Work to complete. The entire listing is to be repeated verbatim.

Data for this task.
· · ·

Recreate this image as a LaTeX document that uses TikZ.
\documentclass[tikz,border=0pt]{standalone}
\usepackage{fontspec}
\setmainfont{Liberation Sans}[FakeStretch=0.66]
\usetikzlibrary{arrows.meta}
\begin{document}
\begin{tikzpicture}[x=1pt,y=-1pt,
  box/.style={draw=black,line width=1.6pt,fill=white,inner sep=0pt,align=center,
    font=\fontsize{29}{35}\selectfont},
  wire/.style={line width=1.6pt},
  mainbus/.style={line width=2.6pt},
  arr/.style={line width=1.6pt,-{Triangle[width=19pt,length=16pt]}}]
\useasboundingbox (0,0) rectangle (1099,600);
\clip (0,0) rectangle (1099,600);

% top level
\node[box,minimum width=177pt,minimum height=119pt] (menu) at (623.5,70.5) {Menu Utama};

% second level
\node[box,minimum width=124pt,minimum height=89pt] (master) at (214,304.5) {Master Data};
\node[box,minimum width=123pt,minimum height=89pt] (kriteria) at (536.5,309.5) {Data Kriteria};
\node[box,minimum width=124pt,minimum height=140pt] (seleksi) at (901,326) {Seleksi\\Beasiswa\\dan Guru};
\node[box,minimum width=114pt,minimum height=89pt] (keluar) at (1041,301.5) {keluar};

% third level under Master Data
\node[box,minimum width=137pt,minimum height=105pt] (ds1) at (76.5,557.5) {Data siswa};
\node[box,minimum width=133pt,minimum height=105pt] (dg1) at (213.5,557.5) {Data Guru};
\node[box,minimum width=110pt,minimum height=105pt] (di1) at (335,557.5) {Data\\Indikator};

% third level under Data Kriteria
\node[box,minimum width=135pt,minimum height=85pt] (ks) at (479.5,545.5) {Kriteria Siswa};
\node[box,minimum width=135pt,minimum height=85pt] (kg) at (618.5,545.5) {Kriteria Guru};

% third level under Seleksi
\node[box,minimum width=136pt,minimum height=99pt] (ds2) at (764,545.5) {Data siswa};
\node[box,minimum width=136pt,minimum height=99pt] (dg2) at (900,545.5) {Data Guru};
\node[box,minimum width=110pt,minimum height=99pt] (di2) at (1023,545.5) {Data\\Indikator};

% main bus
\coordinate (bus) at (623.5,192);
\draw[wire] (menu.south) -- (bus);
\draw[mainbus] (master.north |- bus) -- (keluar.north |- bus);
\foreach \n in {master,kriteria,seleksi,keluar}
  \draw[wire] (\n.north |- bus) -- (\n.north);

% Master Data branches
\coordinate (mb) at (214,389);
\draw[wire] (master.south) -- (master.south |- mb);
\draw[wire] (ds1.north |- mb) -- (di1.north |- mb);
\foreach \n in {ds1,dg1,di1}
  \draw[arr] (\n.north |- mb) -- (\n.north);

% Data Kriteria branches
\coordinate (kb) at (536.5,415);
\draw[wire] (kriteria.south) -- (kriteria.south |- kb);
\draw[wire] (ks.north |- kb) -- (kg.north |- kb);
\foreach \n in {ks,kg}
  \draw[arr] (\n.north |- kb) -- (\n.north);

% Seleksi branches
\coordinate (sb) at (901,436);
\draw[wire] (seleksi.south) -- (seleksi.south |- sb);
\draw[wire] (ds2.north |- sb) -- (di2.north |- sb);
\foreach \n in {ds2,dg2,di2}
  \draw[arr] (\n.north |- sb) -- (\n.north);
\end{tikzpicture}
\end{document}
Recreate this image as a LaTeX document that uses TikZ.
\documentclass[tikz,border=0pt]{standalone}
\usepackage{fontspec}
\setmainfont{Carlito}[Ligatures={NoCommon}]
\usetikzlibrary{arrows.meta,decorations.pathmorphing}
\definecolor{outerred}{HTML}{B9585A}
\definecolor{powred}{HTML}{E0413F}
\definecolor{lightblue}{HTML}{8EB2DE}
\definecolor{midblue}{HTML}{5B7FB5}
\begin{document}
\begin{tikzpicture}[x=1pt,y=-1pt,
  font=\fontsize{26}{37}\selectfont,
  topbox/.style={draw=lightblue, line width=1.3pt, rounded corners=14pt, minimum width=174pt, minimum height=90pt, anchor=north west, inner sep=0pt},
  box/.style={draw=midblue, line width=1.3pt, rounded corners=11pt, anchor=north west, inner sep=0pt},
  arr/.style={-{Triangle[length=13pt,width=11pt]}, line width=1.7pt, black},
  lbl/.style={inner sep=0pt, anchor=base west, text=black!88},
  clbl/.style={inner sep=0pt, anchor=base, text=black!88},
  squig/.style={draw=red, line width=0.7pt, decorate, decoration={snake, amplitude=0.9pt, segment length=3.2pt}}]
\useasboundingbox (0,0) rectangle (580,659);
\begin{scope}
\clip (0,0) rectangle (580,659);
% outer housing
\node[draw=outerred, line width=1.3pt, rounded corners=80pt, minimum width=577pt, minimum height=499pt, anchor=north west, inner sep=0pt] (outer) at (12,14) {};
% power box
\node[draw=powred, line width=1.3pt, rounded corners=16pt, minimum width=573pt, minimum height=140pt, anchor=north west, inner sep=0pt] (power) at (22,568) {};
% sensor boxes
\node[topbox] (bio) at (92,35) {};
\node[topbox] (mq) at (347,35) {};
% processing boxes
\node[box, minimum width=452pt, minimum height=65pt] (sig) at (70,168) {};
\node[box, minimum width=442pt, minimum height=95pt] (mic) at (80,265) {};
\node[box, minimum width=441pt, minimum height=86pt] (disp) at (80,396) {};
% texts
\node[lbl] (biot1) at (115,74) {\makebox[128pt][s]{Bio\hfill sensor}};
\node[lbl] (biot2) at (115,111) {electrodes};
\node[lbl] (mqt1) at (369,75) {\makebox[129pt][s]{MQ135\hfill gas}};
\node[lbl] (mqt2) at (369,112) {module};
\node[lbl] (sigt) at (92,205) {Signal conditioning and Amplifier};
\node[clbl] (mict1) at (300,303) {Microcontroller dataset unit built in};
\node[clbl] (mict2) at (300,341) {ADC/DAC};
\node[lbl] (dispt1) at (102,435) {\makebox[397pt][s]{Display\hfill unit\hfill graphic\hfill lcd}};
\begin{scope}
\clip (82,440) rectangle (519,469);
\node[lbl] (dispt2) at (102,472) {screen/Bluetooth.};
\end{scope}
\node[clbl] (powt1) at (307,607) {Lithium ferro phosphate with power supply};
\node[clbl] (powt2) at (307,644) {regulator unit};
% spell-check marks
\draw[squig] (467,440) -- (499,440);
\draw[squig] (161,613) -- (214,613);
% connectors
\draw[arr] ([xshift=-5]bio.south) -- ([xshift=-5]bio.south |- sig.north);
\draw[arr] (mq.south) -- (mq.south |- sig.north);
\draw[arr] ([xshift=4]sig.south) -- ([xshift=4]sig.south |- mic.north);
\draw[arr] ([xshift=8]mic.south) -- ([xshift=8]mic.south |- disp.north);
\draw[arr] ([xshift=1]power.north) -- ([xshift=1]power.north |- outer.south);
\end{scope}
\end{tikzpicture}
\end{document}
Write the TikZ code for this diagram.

· · ·

Result of the exercise.
Recreate this image as a LaTeX document that uses TikZ.
\documentclass[tikz,border=0pt]{standalone}
\usepackage{fontspec}
\setmainfont{Liberation Sans}[FakeStretch=0.66]
\usetikzlibrary{arrows.meta}
\begin{document}
\begin{tikzpicture}[x=1pt,y=-1pt,
  box/.style={draw=black,line width=1.6pt,fill=white,inner sep=0pt,align=center,
    font=\fontsize{29}{35}\selectfont},
  wire/.style={line width=1.6pt},
  mainbus/.style={line width=2.6pt},
  arr/.style={line width=1.6pt,-{Triangle[width=19pt,length=16pt]}}]
\useasboundingbox (0,0) rectangle (1099,600);
\clip (0,0) rectangle (1099,600);

% top level
\node[box,minimum width=177pt,minimum height=119pt] (menu) at (623.5,70.5) {Menu Utama};

% second level
\node[box,minimum width=124pt,minimum height=89pt] (master) at (214,304.5) {Master Data};
\node[box,minimum width=123pt,minimum height=89pt] (kriteria) at (536.5,309.5) {Data Kriteria};
\node[box,minimum width=124pt,minimum height=140pt] (seleksi) at (901,326) {Seleksi\\Beasiswa\\dan Guru};
\node[box,minimum width=114pt,minimum height=89pt] (keluar) at (1041,301.5) {keluar};

% third level under Master Data
\node[box,minimum width=137pt,minimum height=105pt] (ds1) at (76.5,557.5) {Data siswa};
\node[box,minimum width=133pt,minimum height=105pt] (dg1) at (213.5,557.5) {Data Guru};
\node[box,minimum width=110pt,minimum height=105pt] (di1) at (335,557.5) {Data\\Indikator};

% third level under Data Kriteria
\node[box,minimum width=135pt,minimum height=85pt] (ks) at (479.5,545.5) {Kriteria Siswa};
\node[box,minimum width=135pt,minimum height=85pt] (kg) at (618.5,545.5) {Kriteria Guru};

% third level under Seleksi
\node[box,minimum width=136pt,minimum height=99pt] (ds2) at (764,545.5) {Data siswa};
\node[box,minimum width=136pt,minimum height=99pt] (dg2) at (900,545.5) {Data Guru};
\node[box,minimum width=110pt,minimum height=99pt] (di2) at (1023,545.5) {Data\\Indikator};

% main bus
\coordinate (bus) at (623.5,192);
\draw[wire] (menu.south) -- (bus);
\draw[mainbus] (master.north |- bus) -- (keluar.north |- bus);
\foreach \n in {master,kriteria,seleksi,keluar}
  \draw[wire] (\n.north |- bus) -- (\n.north);

% Master Data branches
\coordinate (mb) at (214,389);
\draw[wire] (master.south) -- (master.south |- mb);
\draw[wire] (ds1.north |- mb) -- (di1.north |- mb);
\foreach \n in {ds1,dg1,di1}
  \draw[arr] (\n.north |- mb) -- (\n.north);

% Data Kriteria branches
\coordinate (kb) at (536.5,415);
\draw[wire] (kriteria.south) -- (kriteria.south |- kb);
\draw[wire] (ks.north |- kb) -- (kg.north |- kb);
\foreach \n in {ks,kg}
  \draw[arr] (\n.north |- kb) -- (\n.north);

% Seleksi branches
\coordinate (sb) at (901,436);
\draw[wire] (seleksi.south) -- (seleksi.south |- sb);
\draw[wire] (ds2.north |- sb) -- (di2.north |- sb);
\foreach \n in {ds2,dg2,di2}
  \draw[arr] (\n.north |- sb) -- (\n.north);
\end{tikzpicture}
\end{document}
Recreate this image as a LaTeX document that uses TikZ.
\documentclass[tikz,border=0pt]{standalone}
\usepackage{fontspec}
\setmainfont{Carlito}[Ligatures={NoCommon}]
\usetikzlibrary{arrows.meta,decorations.pathmorphing}
\definecolor{outerred}{HTML}{B9585A}
\definecolor{powred}{HTML}{E0413F}
\definecolor{lightblue}{HTML}{8EB2DE}
\definecolor{midblue}{HTML}{5B7FB5}
\begin{document}
\begin{tikzpicture}[x=1pt,y=-1pt,
  font=\fontsize{26}{37}\selectfont,
  topbox/.style={draw=lightblue, line width=1.3pt, rounded corners=14pt, minimum width=174pt, minimum height=90pt, anchor=north west, inner sep=0pt},
  box/.style={draw=midblue, line width=1.3pt, rounded corners=11pt, anchor=north west, inner sep=0pt},
  arr/.style={-{Triangle[length=13pt,width=11pt]}, line width=1.7pt, black},
  lbl/.style={inner sep=0pt, anchor=base west, text=black!88},
  clbl/.style={inner sep=0pt, anchor=base, text=black!88},
  squig/.style={draw=red, line width=0.7pt, decorate, decoration={snake, amplitude=0.9pt, segment length=3.2pt}}]
\useasboundingbox (0,0) rectangle (580,659);
\begin{scope}
\clip (0,0) rectangle (580,659);
% outer housing
\node[draw=outerred, line width=1.3pt, rounded corners=80pt, minimum width=577pt, minimum height=499pt, anchor=north west, inner sep=0pt] (outer) at (12,14) {};
% power box
\node[draw=powred, line width=1.3pt, rounded corners=16pt, minimum width=573pt, minimum height=140pt, anchor=north west, inner sep=0pt] (power) at (22,568) {};
% sensor boxes
\node[topbox] (bio) at (92,35) {};
\node[topbox] (mq) at (347,35) {};
% processing boxes
\node[box, minimum width=452pt, minimum height=65pt] (sig) at (70,168) {};
\node[box, minimum width=442pt, minimum height=95pt] (mic) at (80,265) {};
\node[box, minimum width=441pt, minimum height=86pt] (disp) at (80,396) {};
% texts
\node[lbl] (biot1) at (115,74) {\makebox[128pt][s]{Bio\hfill sensor}};
\node[lbl] (biot2) at (115,111) {electrodes};
\node[lbl] (mqt1) at (369,75) {\makebox[129pt][s]{MQ135\hfill gas}};
\node[lbl] (mqt2) at (369,112) {module};
\node[lbl] (sigt) at (92,205) {Signal conditioning and Amplifier};
\node[clbl] (mict1) at (300,303) {Microcontroller dataset unit built in};
\node[clbl] (mict2) at (300,341) {ADC/DAC};
\node[lbl] (dispt1) at (102,435) {\makebox[397pt][s]{Display\hfill unit\hfill graphic\hfill lcd}};
\begin{scope}
\clip (82,440) rectangle (519,469);
\node[lbl] (dispt2) at (102,472) {screen/Bluetooth.};
\end{scope}
\node[clbl] (powt1) at (307,607) {Lithium ferro phosphate with power supply};
\node[clbl] (powt2) at (307,644) {regulator unit};
% spell-check marks
\draw[squig] (467,440) -- (499,440);
\draw[squig] (161,613) -- (214,613);
% connectors
\draw[arr] ([xshift=-5]bio.south) -- ([xshift=-5]bio.south |- sig.north);
\draw[arr] (mq.south) -- (mq.south |- sig.north);
\draw[arr] ([xshift=4]sig.south) -- ([xshift=4]sig.south |- mic.north);
\draw[arr] ([xshift=8]mic.south) -- ([xshift=8]mic.south |- disp.north);
\draw[arr] ([xshift=1]power.north) -- ([xshift=1]power.north |- outer.south);
\end{scope}
\end{tikzpicture}
\end{document}
Write the TikZ code for this diagram.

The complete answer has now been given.